>> Start

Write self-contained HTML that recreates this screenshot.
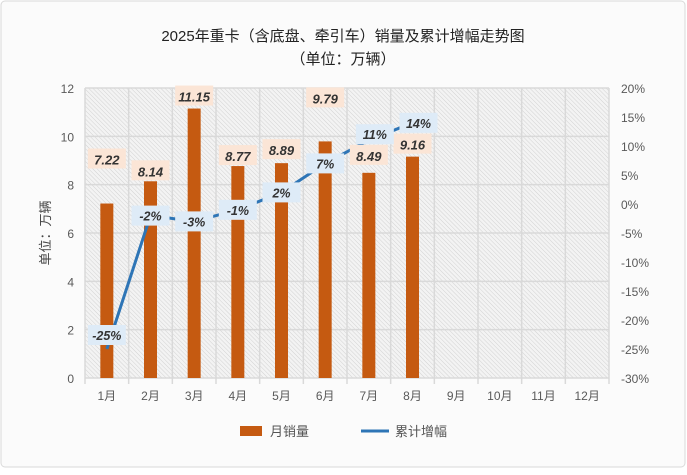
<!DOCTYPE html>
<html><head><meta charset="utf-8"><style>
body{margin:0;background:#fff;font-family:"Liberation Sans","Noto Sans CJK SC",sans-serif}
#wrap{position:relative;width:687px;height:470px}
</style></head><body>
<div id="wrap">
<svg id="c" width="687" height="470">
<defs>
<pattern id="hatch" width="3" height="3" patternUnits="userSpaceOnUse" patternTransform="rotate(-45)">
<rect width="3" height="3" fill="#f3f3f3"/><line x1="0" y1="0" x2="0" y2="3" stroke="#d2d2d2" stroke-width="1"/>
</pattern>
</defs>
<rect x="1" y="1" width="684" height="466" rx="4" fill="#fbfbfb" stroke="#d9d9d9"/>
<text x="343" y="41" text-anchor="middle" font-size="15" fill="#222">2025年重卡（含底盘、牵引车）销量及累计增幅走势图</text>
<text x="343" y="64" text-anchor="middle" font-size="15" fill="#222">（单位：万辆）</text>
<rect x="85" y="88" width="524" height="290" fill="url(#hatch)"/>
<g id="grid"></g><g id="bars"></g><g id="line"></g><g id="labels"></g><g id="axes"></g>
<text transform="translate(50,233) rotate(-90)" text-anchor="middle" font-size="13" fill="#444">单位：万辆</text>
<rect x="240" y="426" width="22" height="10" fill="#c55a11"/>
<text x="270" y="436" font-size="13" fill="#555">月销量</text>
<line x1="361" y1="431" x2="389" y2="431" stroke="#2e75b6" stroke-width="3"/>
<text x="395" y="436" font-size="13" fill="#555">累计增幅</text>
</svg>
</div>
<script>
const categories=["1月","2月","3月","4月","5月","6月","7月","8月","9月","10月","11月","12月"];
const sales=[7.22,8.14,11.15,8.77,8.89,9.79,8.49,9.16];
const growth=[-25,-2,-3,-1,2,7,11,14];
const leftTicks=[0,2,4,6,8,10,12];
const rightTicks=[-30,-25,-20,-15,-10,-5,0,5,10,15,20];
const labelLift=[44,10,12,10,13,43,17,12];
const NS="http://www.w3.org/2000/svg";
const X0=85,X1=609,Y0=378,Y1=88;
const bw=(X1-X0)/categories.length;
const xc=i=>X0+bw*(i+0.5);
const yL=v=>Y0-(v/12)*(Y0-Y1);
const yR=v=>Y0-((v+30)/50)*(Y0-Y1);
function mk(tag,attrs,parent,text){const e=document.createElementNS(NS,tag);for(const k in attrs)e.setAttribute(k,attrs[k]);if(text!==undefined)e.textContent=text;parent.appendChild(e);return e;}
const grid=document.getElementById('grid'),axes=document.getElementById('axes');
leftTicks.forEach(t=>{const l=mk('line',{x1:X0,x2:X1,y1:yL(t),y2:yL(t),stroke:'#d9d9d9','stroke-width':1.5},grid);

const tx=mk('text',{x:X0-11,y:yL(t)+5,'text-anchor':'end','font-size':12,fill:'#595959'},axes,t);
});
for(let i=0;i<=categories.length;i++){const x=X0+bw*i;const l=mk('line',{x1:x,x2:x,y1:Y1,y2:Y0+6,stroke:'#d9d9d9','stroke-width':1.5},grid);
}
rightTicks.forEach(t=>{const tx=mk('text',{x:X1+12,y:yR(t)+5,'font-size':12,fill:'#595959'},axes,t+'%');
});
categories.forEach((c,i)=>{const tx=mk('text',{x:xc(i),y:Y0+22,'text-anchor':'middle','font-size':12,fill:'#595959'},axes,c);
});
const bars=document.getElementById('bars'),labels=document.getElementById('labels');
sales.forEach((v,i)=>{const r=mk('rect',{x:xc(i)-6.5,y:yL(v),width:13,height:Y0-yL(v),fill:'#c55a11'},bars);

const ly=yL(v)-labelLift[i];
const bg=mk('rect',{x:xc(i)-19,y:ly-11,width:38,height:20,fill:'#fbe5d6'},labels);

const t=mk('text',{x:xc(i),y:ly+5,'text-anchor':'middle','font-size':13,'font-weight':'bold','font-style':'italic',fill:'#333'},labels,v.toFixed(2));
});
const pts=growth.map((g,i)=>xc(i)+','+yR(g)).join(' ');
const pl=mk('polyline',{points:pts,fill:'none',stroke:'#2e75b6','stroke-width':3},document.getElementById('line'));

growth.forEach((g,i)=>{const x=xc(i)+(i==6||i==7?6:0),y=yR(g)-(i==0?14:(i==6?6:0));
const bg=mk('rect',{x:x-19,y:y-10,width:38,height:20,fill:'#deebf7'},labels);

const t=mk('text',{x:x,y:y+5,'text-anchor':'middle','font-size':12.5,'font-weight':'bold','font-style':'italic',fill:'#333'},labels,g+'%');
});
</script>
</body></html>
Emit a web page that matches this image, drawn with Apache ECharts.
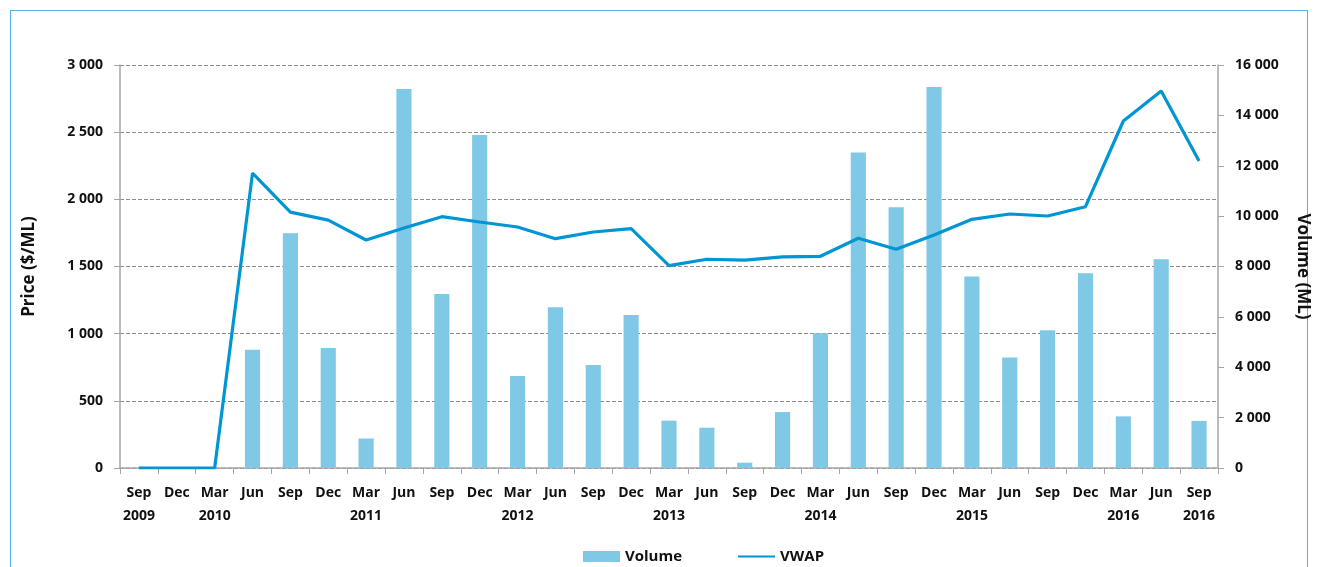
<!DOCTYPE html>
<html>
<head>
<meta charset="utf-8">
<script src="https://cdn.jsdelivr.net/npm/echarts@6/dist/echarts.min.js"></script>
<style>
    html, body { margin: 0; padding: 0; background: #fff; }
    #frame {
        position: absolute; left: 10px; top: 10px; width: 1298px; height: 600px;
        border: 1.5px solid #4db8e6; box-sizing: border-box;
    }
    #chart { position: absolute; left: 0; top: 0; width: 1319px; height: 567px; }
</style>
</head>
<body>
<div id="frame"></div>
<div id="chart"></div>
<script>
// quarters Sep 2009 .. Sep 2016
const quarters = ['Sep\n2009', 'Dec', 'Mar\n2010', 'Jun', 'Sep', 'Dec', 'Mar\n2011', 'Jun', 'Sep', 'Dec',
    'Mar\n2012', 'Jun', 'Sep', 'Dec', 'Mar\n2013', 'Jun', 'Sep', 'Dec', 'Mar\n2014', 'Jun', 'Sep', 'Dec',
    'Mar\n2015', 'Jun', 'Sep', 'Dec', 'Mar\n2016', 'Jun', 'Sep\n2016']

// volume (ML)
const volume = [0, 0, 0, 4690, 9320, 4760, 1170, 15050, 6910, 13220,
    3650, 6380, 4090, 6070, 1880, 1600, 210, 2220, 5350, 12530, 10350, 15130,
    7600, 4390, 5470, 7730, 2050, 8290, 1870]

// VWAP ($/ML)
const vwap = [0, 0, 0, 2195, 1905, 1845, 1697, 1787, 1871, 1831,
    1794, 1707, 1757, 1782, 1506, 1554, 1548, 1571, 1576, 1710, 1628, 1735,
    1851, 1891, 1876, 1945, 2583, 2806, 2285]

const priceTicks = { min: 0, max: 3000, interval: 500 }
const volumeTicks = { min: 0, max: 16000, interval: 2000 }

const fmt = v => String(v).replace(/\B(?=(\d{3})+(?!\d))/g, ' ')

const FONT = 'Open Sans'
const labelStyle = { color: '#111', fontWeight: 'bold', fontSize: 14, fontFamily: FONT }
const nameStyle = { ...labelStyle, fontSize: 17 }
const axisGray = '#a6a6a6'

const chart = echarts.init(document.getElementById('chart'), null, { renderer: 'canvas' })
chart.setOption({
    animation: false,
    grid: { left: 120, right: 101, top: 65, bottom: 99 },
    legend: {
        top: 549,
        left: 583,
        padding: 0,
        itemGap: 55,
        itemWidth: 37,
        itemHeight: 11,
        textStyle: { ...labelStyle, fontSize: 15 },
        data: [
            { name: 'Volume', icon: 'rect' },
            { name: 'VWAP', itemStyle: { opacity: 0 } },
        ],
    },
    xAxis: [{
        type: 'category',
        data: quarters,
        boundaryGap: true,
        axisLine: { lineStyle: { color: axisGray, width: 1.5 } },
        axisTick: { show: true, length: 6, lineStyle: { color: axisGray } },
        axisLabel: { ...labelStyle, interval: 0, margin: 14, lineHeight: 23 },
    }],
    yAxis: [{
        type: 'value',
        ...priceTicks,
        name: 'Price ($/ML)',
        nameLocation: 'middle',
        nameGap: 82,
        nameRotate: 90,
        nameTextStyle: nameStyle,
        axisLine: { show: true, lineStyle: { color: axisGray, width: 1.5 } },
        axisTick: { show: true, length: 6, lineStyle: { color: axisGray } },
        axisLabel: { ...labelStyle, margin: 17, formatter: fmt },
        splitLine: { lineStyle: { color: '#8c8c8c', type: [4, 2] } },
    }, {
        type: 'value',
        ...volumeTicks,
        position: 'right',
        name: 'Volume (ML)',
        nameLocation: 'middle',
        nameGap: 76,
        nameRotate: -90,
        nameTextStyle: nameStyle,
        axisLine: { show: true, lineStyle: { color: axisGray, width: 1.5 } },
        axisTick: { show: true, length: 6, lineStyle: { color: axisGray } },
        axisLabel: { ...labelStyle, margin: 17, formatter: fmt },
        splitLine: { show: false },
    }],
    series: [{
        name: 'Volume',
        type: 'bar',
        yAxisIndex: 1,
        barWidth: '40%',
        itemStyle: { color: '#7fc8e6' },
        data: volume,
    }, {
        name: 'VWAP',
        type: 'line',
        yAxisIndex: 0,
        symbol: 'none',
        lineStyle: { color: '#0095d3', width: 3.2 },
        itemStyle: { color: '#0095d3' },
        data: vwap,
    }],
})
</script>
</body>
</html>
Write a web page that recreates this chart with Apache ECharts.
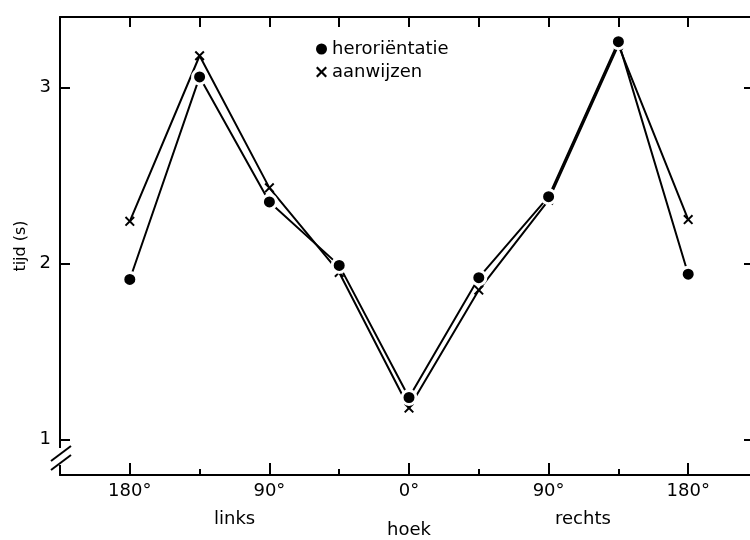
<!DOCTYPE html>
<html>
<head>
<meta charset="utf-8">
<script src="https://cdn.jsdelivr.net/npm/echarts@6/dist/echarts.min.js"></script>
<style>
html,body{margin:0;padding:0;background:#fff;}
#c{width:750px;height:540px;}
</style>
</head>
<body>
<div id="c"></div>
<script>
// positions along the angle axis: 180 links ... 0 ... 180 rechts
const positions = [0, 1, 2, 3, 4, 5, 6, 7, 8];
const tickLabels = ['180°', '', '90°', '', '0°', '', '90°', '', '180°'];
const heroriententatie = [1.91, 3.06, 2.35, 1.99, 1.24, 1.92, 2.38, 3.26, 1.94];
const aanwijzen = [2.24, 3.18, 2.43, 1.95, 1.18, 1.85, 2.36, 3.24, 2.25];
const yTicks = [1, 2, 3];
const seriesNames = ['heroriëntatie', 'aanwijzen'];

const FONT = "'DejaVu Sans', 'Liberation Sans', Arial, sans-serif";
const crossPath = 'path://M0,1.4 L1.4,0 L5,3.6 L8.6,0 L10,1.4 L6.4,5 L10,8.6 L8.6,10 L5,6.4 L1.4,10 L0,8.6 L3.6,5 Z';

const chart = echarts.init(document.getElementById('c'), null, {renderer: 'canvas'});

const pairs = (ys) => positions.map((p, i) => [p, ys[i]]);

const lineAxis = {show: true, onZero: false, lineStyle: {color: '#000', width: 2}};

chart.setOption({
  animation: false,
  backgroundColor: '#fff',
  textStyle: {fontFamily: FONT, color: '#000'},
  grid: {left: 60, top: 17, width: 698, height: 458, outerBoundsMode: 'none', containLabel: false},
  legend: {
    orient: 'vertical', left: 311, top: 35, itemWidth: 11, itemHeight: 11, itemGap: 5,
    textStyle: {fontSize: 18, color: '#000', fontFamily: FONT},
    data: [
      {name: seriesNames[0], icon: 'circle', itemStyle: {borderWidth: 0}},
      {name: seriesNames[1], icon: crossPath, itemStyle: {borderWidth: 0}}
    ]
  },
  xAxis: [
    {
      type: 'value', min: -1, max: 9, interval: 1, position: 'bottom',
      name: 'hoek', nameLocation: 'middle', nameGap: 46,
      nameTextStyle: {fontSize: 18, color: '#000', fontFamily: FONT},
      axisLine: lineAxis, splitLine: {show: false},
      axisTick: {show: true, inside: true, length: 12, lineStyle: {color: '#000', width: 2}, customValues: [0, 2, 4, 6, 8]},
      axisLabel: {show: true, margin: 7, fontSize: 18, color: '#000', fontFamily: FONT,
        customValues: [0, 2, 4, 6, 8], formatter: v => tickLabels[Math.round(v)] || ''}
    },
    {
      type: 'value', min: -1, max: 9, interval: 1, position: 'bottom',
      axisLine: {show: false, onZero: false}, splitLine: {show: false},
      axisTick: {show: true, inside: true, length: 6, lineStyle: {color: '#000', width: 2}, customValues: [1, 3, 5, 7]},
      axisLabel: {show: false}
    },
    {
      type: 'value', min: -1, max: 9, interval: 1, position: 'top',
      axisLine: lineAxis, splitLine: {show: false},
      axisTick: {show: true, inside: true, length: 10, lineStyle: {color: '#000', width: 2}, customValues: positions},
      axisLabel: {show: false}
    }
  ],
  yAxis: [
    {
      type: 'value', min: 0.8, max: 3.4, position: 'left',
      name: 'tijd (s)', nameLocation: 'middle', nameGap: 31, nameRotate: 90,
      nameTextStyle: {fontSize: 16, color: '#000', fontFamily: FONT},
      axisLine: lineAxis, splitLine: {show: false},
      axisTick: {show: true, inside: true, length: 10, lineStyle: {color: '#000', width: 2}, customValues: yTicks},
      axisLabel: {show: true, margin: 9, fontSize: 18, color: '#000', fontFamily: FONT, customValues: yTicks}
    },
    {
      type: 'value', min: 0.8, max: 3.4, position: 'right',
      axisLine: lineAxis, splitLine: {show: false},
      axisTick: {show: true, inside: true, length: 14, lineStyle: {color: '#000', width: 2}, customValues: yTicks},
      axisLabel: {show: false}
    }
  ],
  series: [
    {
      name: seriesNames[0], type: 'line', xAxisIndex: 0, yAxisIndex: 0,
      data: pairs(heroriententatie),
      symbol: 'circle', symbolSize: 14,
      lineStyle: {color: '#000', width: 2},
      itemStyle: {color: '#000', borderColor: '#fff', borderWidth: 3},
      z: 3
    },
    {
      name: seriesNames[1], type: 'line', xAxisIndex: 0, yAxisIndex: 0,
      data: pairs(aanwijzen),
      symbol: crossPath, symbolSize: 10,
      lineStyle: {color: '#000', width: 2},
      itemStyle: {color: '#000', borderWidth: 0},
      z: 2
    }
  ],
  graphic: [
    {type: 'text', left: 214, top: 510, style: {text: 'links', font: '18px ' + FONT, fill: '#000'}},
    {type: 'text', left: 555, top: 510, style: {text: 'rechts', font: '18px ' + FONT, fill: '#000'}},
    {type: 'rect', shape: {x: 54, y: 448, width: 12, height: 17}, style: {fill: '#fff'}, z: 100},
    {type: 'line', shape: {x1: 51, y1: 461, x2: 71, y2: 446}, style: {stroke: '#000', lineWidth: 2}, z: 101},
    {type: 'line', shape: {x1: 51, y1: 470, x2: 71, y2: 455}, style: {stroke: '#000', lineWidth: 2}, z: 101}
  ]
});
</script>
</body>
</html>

>> End

◆ **What the task asks**: Each line of the material above either contains the word "page" or does not; state how many do, and nothing else.

◆ **Written answer**: 2